Shah Begum left the Mongol region for family reasons, and after wandering for a long time she met her step grandson Babur in Kabul in 1505. Shah Begum who was the woman of spirit, and of intrigue, resolved to raise her favourite grandson, Khan Mirza to the throne. She gained over a body of the Mughals, who had remained behind at Kabul, and who regarded with reverence the widow of their old Khan, and the mother of the two Khans, his sons. She also drew over to her interest Sultan Sanjar Barlas, a chief of considerable influence, and her sister's son. The real head of the conspiracy, however, seems to have been Muhammad Hussain Mirza, though he was anxious not to appear, and left the ostensible management of the affair to Shah Begum. However, she failed to raise her favourite grandson, Khan Mirza to the throne. She was forgiven by Babur, and he treated her generously.

She had always despotically managed the weak mind of her son, the elder Khan. When the khan retired into the desert, after he was released by Muhammad Shaybani, she found herself, thwarted by his ministers, which produced a quarrel with her son. Unable to bear the contradiction to which she was now subjected, and to which she had never been accustomed, she repaired to Samarkand, under pretense of solicitation from Sheibani some district as a settlement for the khan, and she there appears to have passed her time very comfortably, in the society of her daughters, and of numerous female connections.

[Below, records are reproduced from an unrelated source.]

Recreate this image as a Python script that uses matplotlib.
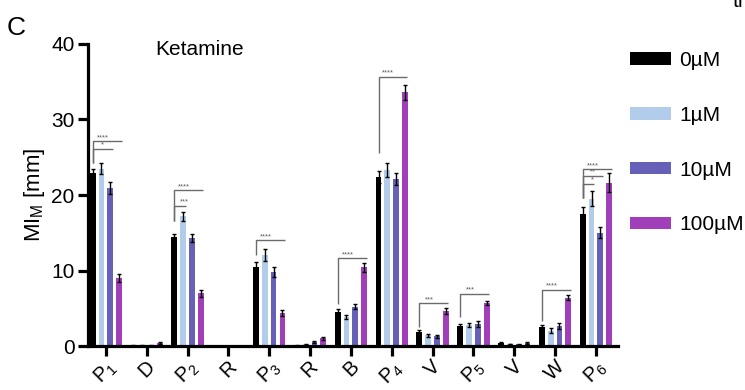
import numpy as np
import matplotlib
matplotlib.use("Agg")
import matplotlib.pyplot as plt

plt.rcParams['font.family'] = ['Liberation Sans', 'DejaVu Sans']
plt.rcParams['mathtext.fontset'] = 'custom'
plt.rcParams['mathtext.rm'] = 'Liberation Sans'
plt.rcParams['mathtext.it'] = 'Liberation Sans'
plt.rcParams['mathtext.default'] = 'regular'

# data (mean +- error, mm)
groups = ['P$_1$', 'D', 'P$_2$', 'R', 'P$_3$', 'R', 'B', 'P$_4$', 'V', 'P$_5$', 'V', 'W', 'P$_6$']
conc = ['0µM', '1µM', '10µM', '100µM']
v0 = [22.9, 0.1, 14.4, 0, 10.4, 0.1, 4.5, 22.4, 1.85, 2.65, 0.4, 2.5, 17.5]
v1 = [23.5, 0.05, 17.2, 0, 12.05, 0.2, 3.85, 23.3, 1.45, 2.8, 0.25, 2.05, 19.5]
v10 = [20.9, 0.1, 14.3, 0, 9.8, 0.55, 5.2, 22.1, 1.3, 2.9, 0.2, 2.7, 15.0]
v100 = [9.0, 0.4, 7.0, 0, 4.37, 1.0, 10.4, 33.6, 4.6, 5.7, 0.4, 6.4, 21.6]
e0 = [0.5, 0.05, 0.5, 0, 0.7, 0.05, 0.35, 0.8, 0.3, 0.2, 0.1, 0.25, 0.9]
e1 = [0.7, 0.03, 0.6, 0, 0.75, 0.05, 0.3, 0.9, 0.2, 0.3, 0.05, 0.3, 1.0]
e10 = [0.8, 0.05, 0.5, 0, 0.6, 0.1, 0.3, 0.8, 0.2, 0.35, 0.05, 0.4, 0.75]
e100 = [0.5, 0.1, 0.45, 0, 0.45, 0.2, 0.55, 1.0, 0.4, 0.3, 0.1, 0.35, 1.25]

# significance brackets: (group, compared bar, bracket height, label)
sig = [(0, 3, 27.1, '****'), (0, 2, 26.1, '*'),
       (2, 3, 20.6, '****'), (2, 1, 18.6, '***'),
       (4, 3, 14.0, '****'), (6, 3, 11.6, '****'), (7, 3, 35.6, '****'),
       (8, 3, 5.66, '***'), (9, 3, 6.9, '***'), (11, 3, 7.4, '****'),
       (12, 3, 23.4, '****'), (12, 2, 22.5, '**'), (12, 1, 21.5, '*')]
sig_base = {0: 24.2, 2: 16.6, 4: 12.05, 6: 5.56, 7: 25.5, 8: 2.56, 9: 3.8, 11: 3.35, 12: 19.6}

colors = ['#000000', '#b2ccec', '#6660b8', '#a03fb9']
vals = [v0, v1, v10, v100]
errs = [e0, e1, e10, e100]

fig = plt.figure(figsize=(7.45, 3.9), dpi=100)
ax = fig.add_axes([0.118, 0.1128, 0.7115, 0.7744])

x = np.arange(len(groups))
step = 0.216
width = 0.14
offs = (np.arange(4) - 1.5) * step
bars = []
for i in range(4):
    b = ax.bar(x + offs[i], vals[i], width, color=colors[i], label=conc[i], zorder=2)
    bars.append(b)
    v = np.array(vals[i])
    e = np.array(errs[i])
    m = v > 0
    ax.errorbar(x[m] + offs[i], v[m], yerr=e[m], fmt='none', ecolor='black',
                elinewidth=1.0, capsize=1.6, capthick=1.0, zorder=3)

for g, t, h, lab in sig:
    x0 = g + offs[0]
    x1 = g + offs[t] + 0.06
    ax.plot([x0, x0, x1], [sig_base[g], h, h], color='0.42', lw=1.0,
            solid_capstyle='butt', clip_on=False, zorder=4)
    ax.text(x0 + 0.24, h + 0.05, lab, fontsize=5.5, color='0.35',
            ha='center', va='bottom', clip_on=False)

ax.set_xlim(-0.44, 12.54)
ax.set_ylim(0, 40)
ax.set_yticks([0, 10, 20, 30, 40])
ax.set_xticks(x)
ax.set_xticklabels(groups, rotation=45, ha='center', va='top', fontsize=14.5)
for s in ['top', 'right']:
    ax.spines[s].set_visible(False)
for s in ['left', 'bottom']:
    ax.spines[s].set_linewidth(2.3)
ax.tick_params(axis='both', direction='out', length=7.5, width=2.3,
               labelsize=15, pad=2)
ax.tick_params(axis='x', pad=0.5, labelsize=14.5)
ax.set_ylabel('MI$_M$ [mm]', fontsize=16, labelpad=3)

fig.text(7 / 745, 1 - 35 / 390, 'C', fontsize=19, va='baseline', ha='left')
fig.text(155 / 745, 1 - 55 / 390, 'Ketamine', fontsize=15, va='baseline', ha='left')
fig.text(733 / 745, 1 - 7 / 390, 'the', fontsize=15, va='baseline', ha='left')

fig.legend(handles=bars, labels=conc, loc='upper left',
           bbox_to_anchor=(630 / 745, 1 - 51 / 390), frameon=False,
           fontsize=15, handlelength=1.97, handleheight=0.53,
           handletextpad=0.4, labelspacing=1.72, borderpad=0, borderaxespad=0)

fig.savefig('out.png', dpi=100)
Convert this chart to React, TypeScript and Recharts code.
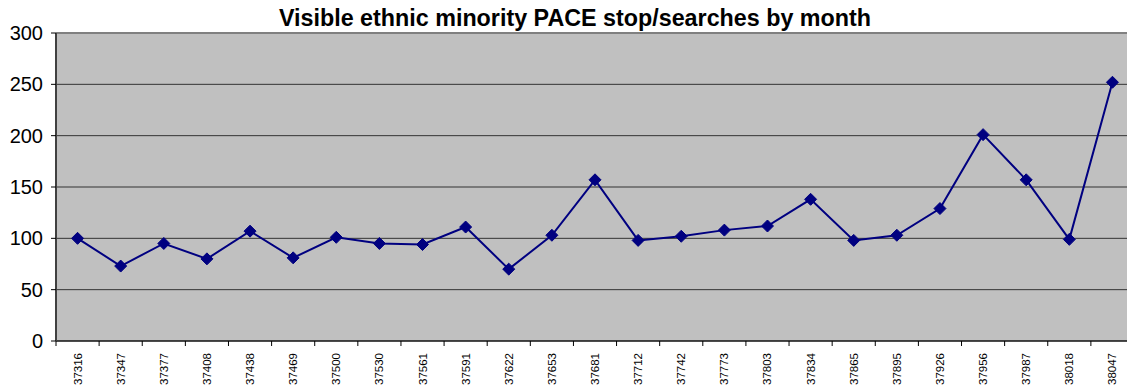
import React from "react";
import {
  CartesianGrid,
  Line,
  LineChart,
  ReferenceLine,
  XAxis,
  YAxis,
} from "recharts";

const months = [
  "37316", "37347", "37377", "37408", "37438", "37469", "37500", "37530",
  "37561", "37591", "37622", "37653", "37681", "37712", "37742", "37773",
  "37803", "37834", "37865", "37895", "37926", "37956", "37987", "38018",
  "38047",
];
const searches = [
  100, 73, 95, 80, 107, 81, 101, 95, 94, 111, 70, 103, 157, 98, 102, 108,
  112, 138, 98, 103, 129, 201, 157, 99, 252,
];
const yTicks = [0, 50, 100, 150, 200, 250, 300];

const data = months.map((m, i) => ({ month: m, value: searches[i] }));

const font = "Arial, 'Liberation Sans', sans-serif";

// chart geometry
const chartW = 1134;
const leftSpace = 56;
const band = (chartW - leftSpace) / months.length;

const Diamond = (props: any) => {
  const { cx, cy } = props;
  if (cx == null || cy == null) return null;
  const r = 6;
  return (
    <polygon
      points={`${cx},${cy - r} ${cx + r},${cy} ${cx},${cy + r} ${cx - r},${cy}`}
      fill="#000080"
      stroke="#000080"
    />
  );
};

// label plus the tick marks that sit between categories
const MonthTick = (props: any) => {
  const { x, y, payload, index } = props;
  const axisY = y - 6;
  const left = x - band / 2;
  const right = x + band / 2;
  return (
    <g>
      <line x1={left} x2={left} y1={axisY} y2={axisY + 5} stroke="#000" />
      {index === months.length - 1 && (
        <line x1={right} x2={right} y1={axisY} y2={axisY + 5} stroke="#000" />
      )}
      <text
        transform={`translate(${x + 4},${y + 6}) rotate(-90)`}
        textAnchor="end"
        fontSize={11.5}
        fontFamily={font}
        fill="#000"
      >
        {payload.value}
      </text>
    </g>
  );
};

export default function App() {
  return (
    <div
      style={{
        position: "absolute",
        left: 0,
        top: 0,
        width: 1127,
        height: 387,
        overflow: "hidden",
        background: "#fff",
      }}
    >
      <div
        style={{
          position: "absolute",
          left: 0,
          width: 1150,
          top: 4,
          textAlign: "center",
          fontFamily: font,
          fontWeight: "bold",
          fontSize: 23.3,
          lineHeight: "28px",
          color: "#000",
        }}
      >
        Visible ethnic minority PACE stop/searches by month
      </div>
      <LineChart
        width={chartW}
        height={387}
        data={data}
        margin={{ top: 33, right: 0, left: 6, bottom: 0 }}
      >
        <CartesianGrid
          vertical={false}
          stroke="#333"
          fill="#C0C0C0"
          fillOpacity={1}
        />
        <XAxis
          dataKey="month"
          interval={0}
          height={46}
          padding={{ left: band / 2, right: band / 2 }}
          tick={<MonthTick />}
          tickLine={false}
          tickSize={6}
          tickMargin={0}
          axisLine={{ stroke: "#000" }}
        />
        <YAxis
          domain={[0, 300]}
          ticks={yTicks}
          width={50}
          tickSize={5}
          tickMargin={8}
          axisLine={{ stroke: "#404040", strokeWidth: 2 }}
          tickLine={{ stroke: "#000" }}
          tick={{ fontSize: 20, fontFamily: font, fill: "#000" }}
        />
        <ReferenceLine y={300} stroke="#808080" strokeWidth={2} />
        <Line
          type="linear"
          dataKey="value"
          stroke="#000080"
          strokeWidth={2}
          dot={<Diamond />}
          activeDot={false}
          isAnimationActive={false}
        />
      </LineChart>
    </div>
  );
}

In 1507-8, she laid claim to Badakhshan saying that it had been her family's hereditary kingdom for three thousand years. Babur assented to her scheme, and she set out for Badakshan, together with Mihr Nigar Khanum and Mirza Khan.

==Death==
However, when Mirza Khan came to Badakhshan his first entrance into the country was not prosperous. He had pushed forward to meet with Zobayr of Ragh, a man of no family, and to announce the coming of the begum, when he fell in with a detachment of the army of Mirza Abu Bakr Dughlat, which attacked and dispersed his few followers. He himself fled to Zobayr. Shah Begum, his aunt and, the other ladies who followed behind, were surprised and carried off to Abu Bakr, in whose prisons they died, after much cruel suffering.